* **Input data**:

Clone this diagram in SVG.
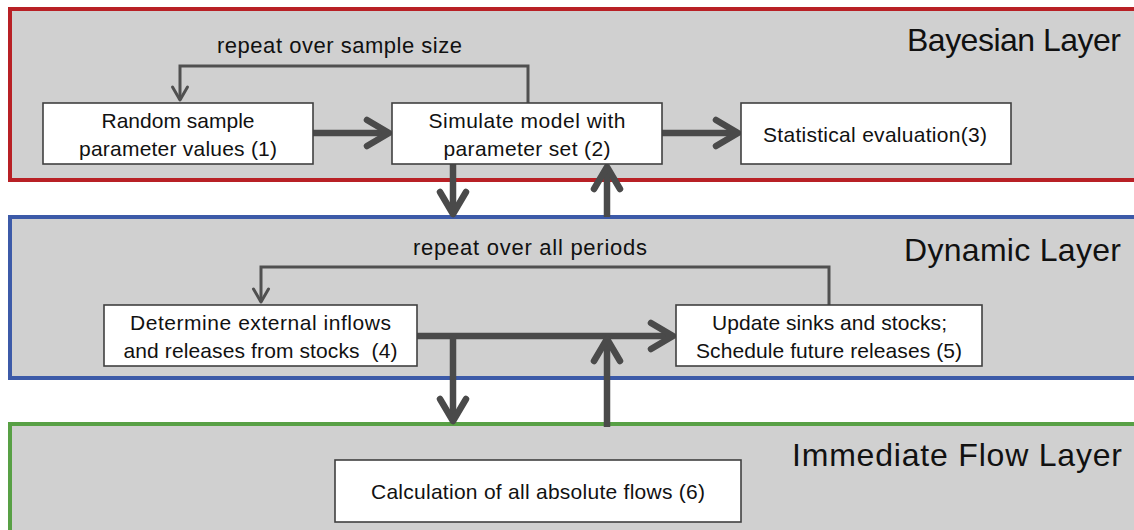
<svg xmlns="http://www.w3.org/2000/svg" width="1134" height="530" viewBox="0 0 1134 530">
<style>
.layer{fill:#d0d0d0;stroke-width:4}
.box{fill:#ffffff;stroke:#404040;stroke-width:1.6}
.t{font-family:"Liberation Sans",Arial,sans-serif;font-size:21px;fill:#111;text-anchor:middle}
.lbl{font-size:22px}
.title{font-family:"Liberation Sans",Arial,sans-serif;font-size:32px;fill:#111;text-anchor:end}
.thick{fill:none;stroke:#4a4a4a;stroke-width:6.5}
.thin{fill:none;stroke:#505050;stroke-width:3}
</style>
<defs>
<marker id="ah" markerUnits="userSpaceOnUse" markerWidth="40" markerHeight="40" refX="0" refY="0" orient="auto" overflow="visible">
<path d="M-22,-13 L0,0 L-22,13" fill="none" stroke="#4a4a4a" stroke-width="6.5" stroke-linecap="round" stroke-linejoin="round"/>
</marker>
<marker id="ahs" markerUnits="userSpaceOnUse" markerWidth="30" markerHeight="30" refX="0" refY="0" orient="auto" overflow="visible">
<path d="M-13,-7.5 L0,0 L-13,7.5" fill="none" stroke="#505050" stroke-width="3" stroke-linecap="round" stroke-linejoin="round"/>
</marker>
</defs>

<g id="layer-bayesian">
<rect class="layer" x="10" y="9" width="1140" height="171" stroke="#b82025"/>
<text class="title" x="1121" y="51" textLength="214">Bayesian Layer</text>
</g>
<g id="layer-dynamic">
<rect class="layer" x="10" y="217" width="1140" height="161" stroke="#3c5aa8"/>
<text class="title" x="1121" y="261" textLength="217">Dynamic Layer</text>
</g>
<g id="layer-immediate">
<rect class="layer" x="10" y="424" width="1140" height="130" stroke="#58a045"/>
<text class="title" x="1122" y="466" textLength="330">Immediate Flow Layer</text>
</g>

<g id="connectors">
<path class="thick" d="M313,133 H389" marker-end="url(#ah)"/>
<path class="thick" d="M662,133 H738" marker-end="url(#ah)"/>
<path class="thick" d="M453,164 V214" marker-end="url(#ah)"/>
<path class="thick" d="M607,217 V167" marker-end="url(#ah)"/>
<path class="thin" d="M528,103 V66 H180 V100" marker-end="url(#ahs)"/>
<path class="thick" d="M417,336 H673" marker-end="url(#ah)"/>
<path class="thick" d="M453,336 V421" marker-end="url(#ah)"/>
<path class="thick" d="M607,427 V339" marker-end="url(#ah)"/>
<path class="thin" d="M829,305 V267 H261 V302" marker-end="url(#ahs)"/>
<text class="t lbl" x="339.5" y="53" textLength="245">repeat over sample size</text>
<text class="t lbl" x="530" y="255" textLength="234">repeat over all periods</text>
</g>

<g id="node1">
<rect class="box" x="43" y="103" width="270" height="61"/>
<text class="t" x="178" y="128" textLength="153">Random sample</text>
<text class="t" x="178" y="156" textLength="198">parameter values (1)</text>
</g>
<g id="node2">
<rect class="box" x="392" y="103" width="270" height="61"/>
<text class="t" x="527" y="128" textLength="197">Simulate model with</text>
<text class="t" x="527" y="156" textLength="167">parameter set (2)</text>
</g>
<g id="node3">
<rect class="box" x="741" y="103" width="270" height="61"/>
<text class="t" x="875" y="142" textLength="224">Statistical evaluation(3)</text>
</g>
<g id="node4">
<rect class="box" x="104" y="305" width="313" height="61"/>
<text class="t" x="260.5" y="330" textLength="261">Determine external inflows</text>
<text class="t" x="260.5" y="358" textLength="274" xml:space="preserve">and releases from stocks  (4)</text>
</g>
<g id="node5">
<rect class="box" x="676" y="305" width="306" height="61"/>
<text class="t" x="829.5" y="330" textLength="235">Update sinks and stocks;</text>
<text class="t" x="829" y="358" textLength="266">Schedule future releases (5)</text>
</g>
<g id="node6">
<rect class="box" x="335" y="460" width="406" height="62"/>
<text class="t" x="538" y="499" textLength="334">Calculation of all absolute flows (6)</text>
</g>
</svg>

* * *

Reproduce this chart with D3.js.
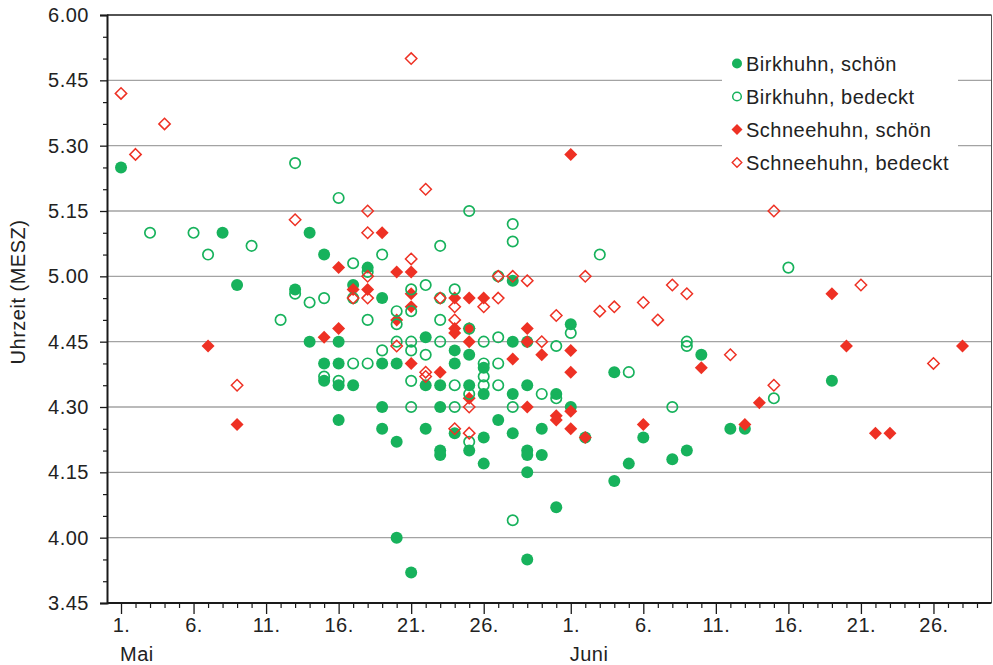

* **Given instruction**: Pull out all lines from the listing that contain the string "with".

* **Task output**:
<text class="t" x="527" y="128" textLength="197">Simulate model with</text>
Reproduce this chart with D3.js.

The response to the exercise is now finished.